The number of alcohol-related incidents attended by the London Ambulance Service has risen by the highest amount since 2008.
According to official statistics, LAS staff dealt with 68,792 patients in 2010/11 who’d had too much to drink – an increase of 7.9 per cent on the year before.
Excessive alcohol consumption is playing an ever-increasing part in call-outs attended by ambulance crews.
In October 2010 the Service revealed that 50 youths needed an ambulance every week due to excessive alcohol consumption while figures published in January showed New Year’s Eve was the service’s “busiest ever night” with over 2,600 calls received by its control room.
According to this year’s figures, Westminster has the highest number of alcohol-related incidents (6,748) and the highest percentage of callouts which are alcohol-related (13.3%):
Source: London Ambulance Service
Ambulance Operations Manager Athar Khan said: “On average our staff now deal with 188 drunk patients every single day and that takes resources away from people who really need our help.
“Drinking too much can put people at risk. It impairs your judgement, affects the quality of sleep you get and, in the longer term, it can lead to serious illnesses like liver or heart disease.
“People should go out and have a good time but think about the consequences of excessive drinking on your health, the ambulance service and the wider NHS. Don’t put extra pressure on us at the end of a night out.

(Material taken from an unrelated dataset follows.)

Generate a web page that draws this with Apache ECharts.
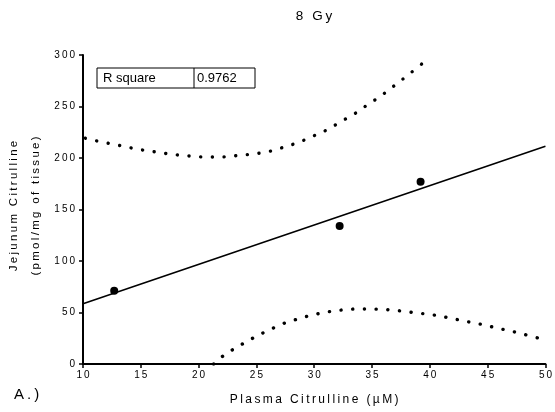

“We need to be able to take care of patients in life-threatening emergencies, for example people suffering a cardiac arrest or those with serious injuries. If our staff are dealing with patients who are simply drunk, they won’t be able to do that.
“People must consider other healthcare options available to them, including making their own way to hospital – going in an ambulance will not mean you’ll be seen any quicker.”